A call to shut down America? Do they realise that there is something like an 800 billion dollar trade deficit with China? Get real.

How is it any different when thousands, if not millions of feed animals are slaughtered here in the US?

Why not call for the boycott of all farm goods?

Or have they?
I don't eat feed animals so you're barking up the wrong tree. Factory farming is disgraceful and disgusting.It's different because you're not walking your pet cow down the street and some cops come over and beat it to death.

RunByDesign
08-01-2006, 08:49 PM
I don't eat feed animals so you're barking up the wrong tree. Factory farming is disgraceful and disgusting.It's different because you're not walking your pet cow down the street and some cops come over and beat it to death.

Yes, but correlate how many people become sick or ill in the industrialized world from farmed animal products and in fact die from it, I would guess that is pales in comparison to how many people die in China from dog bites. Now, factor in the systematic slaughter of animal foodstuffs in fear of epidemic breakouts, (bird-flu, mad cow) and where was the cry foul, then?

Far less extreme or just far less out of the mainstream consciousness, perhaps, but far more grand, in comparison.

Take into account that the article clearly states that in China, dogs are considered food on a regular basis.

RunByDesign
08-01-2006, 08:52 PM
I agree that snatching a pet from the hands of an unwary owner and beating it to death, has a truamatizing effect, however.

Barry Ramey
08-01-2006, 08:56 PM
Geez, China uses up dogs like they use up oil.

L.A. BRONCOS FAN
08-01-2006, 10:01 PM
Do you personally boycott all Chinese products? Just wondering.

It's an awful "catch-22," isn't it?

Any American with even one patriotic bone in his body feels compelled to boycott Chinese-made goods, yet the fact that China can't really replace the American market for those goods is the only thing that keeps China buying our worthless treasury paper and, hence, propping up the house of cards that is our economy.

L.A. BRONCOS FAN
08-01-2006, 10:02 PM
I agree that snatching a pet from the hands of an unwary owner and beating it to death, has a truamatizing effect, however.

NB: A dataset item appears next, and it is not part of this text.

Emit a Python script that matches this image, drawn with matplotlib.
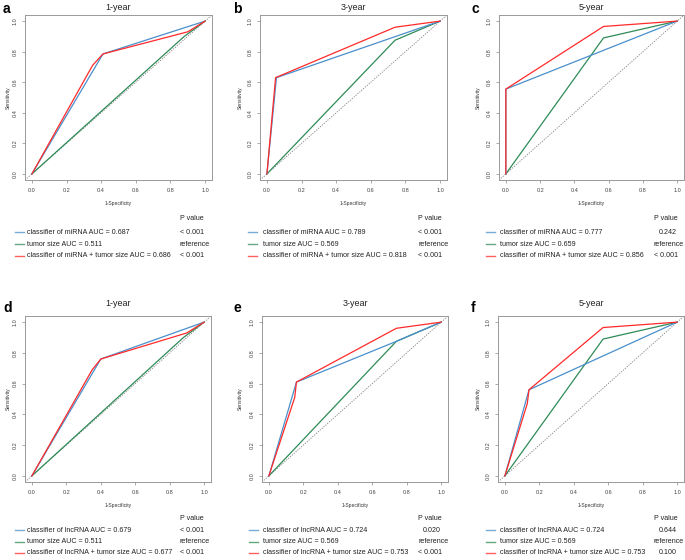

Just think about the things they do with their unwanted (read: female) human children.

alkemical
08-01-2006, 10:07 PM
sweet n sour poodle

L.A. BRONCOS FAN
08-01-2006, 10:25 PM
sweet n sour poodle

:alghh:

Damn, that is SO wrong, dude. :D

alkemical
08-01-2006, 10:28 PM
teriaki terrier?

mosca
08-01-2006, 10:50 PM
It's an awful "catch-22," isn't it?

Any American with even one patriotic bone in his body feels compelled to boycott Chinese-made goods, yet the fact that China can't really replace the American market for those goods is the only thing that keeps China buying our worthless treasury paper and, hence, propping up the house of cards that is our economy.
Yep, it's a pretty complex system that the world economic system has grown into these days. Personally I would like to not buy any goods made in China, but to tell the truth, I probably can't afford it. Ballin' on a budget, ya know.

loborugger
08-02-2006, 05:52 AM
China's treatment of human beings concerns me far more than the treatment of dogs... however, their treatment of dogs gives an insight to their treatment of people.

SteveTensi13
08-02-2006, 09:08 AM
It's an awful "catch-22," isn't it?

Any American with even one patriotic bone in his body feels compelled to boycott Chinese-made goods, yet the fact that China can't really replace the American market for those goods is the only thing that keeps China buying our worthless treasury paper and, hence, propping up the house of cards that is our economy.

I see the "blame America first" crowd has chimed in. I bet LABF thinks GWB was in China clubbing them there puppies!!

Atlas
08-02-2006, 10:47 AM
I thought my beef and brocoli tasted funny the other day.